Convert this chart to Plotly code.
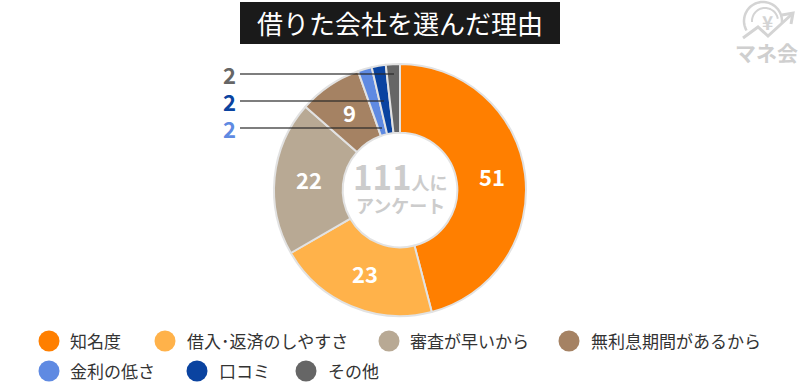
import math
import plotly.graph_objects as go

TITLE = "借りた会社を選んだ理由"
categories = ["知名度", "借入･返済のしやすさ", "審査が早いから", "無利息期間があるから", "金利の低さ", "口コミ", "その他"]
values = [51, 23, 22, 9, 2, 2, 2]
colors = ["#ff7f00", "#ffb24a", "#b8a994", "#a58263", "#5f8ae2", "#0a43a0", "#666666"]
shown_inside = [True, True, True, True, False, False, False]
legend_x = [49, 165, 389, 569, 49, 197, 306]
legend_y = [341, 341, 341, 341, 371, 371, 371]
legend_text_x = [68, 185, 408, 589, 68, 217, 326]

JP = "Noto Sans CJK JP"
CX, CY, R = 400, 190, 126

fig = go.Figure()

fig.add_trace(go.Pie(
    values=values, labels=categories, sort=False, direction="clockwise", rotation=0,
    hole=0.455,
    marker=dict(colors=colors, line=dict(color="#e2e2e2", width=2)),
    textinfo="none",
    domain=dict(x=[(CX - R) / 800, (CX + R) / 800], y=[1 - (CY + R) / 390, 1 - (CY - R) / 390]),
    showlegend=False, hoverinfo="skip",
))

fig.add_trace(go.Scatter(
    x=legend_x, y=legend_y, mode="markers",
    marker=dict(size=21, color=colors, line=dict(width=0)),
    showlegend=False, hoverinfo="skip",
))

ann = []
shapes = []

def text(x, y, s, size, color, anchor="center", bold=False):
    ann.append(dict(x=x, y=y, xref="x", yref="y", text=s, showarrow=False, xanchor=anchor, yanchor="middle",
                    font=dict(family=JP, size=size, color=color, weight=700 if bold else 400)))

# Title
shapes.append(dict(type="rect", x0=240, x1=560, y0=2, y1=44, xref="x", yref="y", fillcolor="#1a1a1a", line=dict(width=0), layer="below"))
text(400, 22, TITLE, 26, "white")

# Value labels inside the ring, placed at the middle of each slice
total = sum(values)
cum = 0
for v, s in zip(values, shown_inside):
    mid = 2 * math.pi * (cum + v / 2) / total
    cum += v
    if s:
        text(CX + 92 * math.sin(mid) + 1, CY - 92 * math.cos(mid) - 2, str(v), 22, "white", bold=True)

# Legend labels
for x, y, c in zip(legend_text_x, legend_y, categories):
    text(x, y - 1, c, 17, "#333333", "left")

# Leader lines and outside value labels
for y, x1, c, v in [(74, 394, colors[6], values[6]), (101, 384, colors[5], values[5]), (128, 382, colors[4], values[4])]:
    shapes.append(dict(type="line", x0=240, x1=x1, y0=y, y1=y, xref="x", yref="y", line=dict(color="rgba(40,40,40,0.8)", width=1.5), layer="above"))
    text(229, y, str(v), 22, c, bold=True)

# Centre label
text(400, 176, "<span style='font-size:33px'>111</span><span style='font-size:18px'>人に</span>", 18, "#cccccc", bold=True)
text(400, 205, "アンケート", 18, "#cccccc", bold=True)

# Logo
LG = "#d4d4d4"
def arc(cx, cy, r, a0, a1, n=40):
    pts = [(cx + r * math.cos(math.radians(a0 + (a1 - a0) * i / n)), cy + r * math.sin(math.radians(a0 + (a1 - a0) * i / n))) for i in range(n + 1)]
    return "M " + " L ".join(f"{a:.1f},{b:.1f}" for a, b in pts)
for path, w in [(arc(763, 21, 19, 150, 365), 2.5), (arc(765, 21, 13, 175, 350), 2),
                ("M 743,38 L 758,27 L 768,36 L 791,15", 3), ("M 782,15 L 793,13 L 791,24", 3)]:
    shapes.append(dict(type="path", path=path, xref="x", yref="y", line=dict(color=LG, width=w), layer="below"))
text(767, 21, "¥", 19, LG, bold=True)
text(766, 52, "マネ会", 21, "#cfcfcf", bold=True)

fig.update_layout(
    width=800, height=390, margin=dict(l=0, r=0, t=0, b=0), autosize=False,
    paper_bgcolor="white", plot_bgcolor="rgba(0,0,0,0)",
    xaxis=dict(range=[0, 800], visible=False, fixedrange=True),
    yaxis=dict(range=[390, 0], visible=False, fixedrange=True),
    annotations=ann, shapes=shapes,
)
fig.write_html("out.html", config=dict(displayModeBar=False),
               post_script="document.body.style.margin='0';document.documentElement.style.overflow='hidden';")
######
Your goal. Extract the lines exactly, please: the first line of the listing, the line with "shapes = []", and every line between them, but no pictures.

Expected output.
Convert this chart to Plotly code.
import math
import plotly.graph_objects as go

TITLE = "借りた会社を選んだ理由"
categories = ["知名度", "借入･返済のしやすさ", "審査が早いから", "無利息期間があるから", "金利の低さ", "口コミ", "その他"]
values = [51, 23, 22, 9, 2, 2, 2]
colors = ["#ff7f00", "#ffb24a", "#b8a994", "#a58263", "#5f8ae2", "#0a43a0", "#666666"]
shown_inside = [True, True, True, True, False, False, False]
legend_x = [49, 165, 389, 569, 49, 197, 306]
legend_y = [341, 341, 341, 341, 371, 371, 371]
legend_text_x = [68, 185, 408, 589, 68, 217, 326]

JP = "Noto Sans CJK JP"
CX, CY, R = 400, 190, 126

fig = go.Figure()

fig.add_trace(go.Pie(
    values=values, labels=categories, sort=False, direction="clockwise", rotation=0,
    hole=0.455,
    marker=dict(colors=colors, line=dict(color="#e2e2e2", width=2)),
    textinfo="none",
    domain=dict(x=[(CX - R) / 800, (CX + R) / 800], y=[1 - (CY + R) / 390, 1 - (CY - R) / 390]),
    showlegend=False, hoverinfo="skip",
))

fig.add_trace(go.Scatter(
    x=legend_x, y=legend_y, mode="markers",
    marker=dict(size=21, color=colors, line=dict(width=0)),
    showlegend=False, hoverinfo="skip",
))

ann = []
shapes = []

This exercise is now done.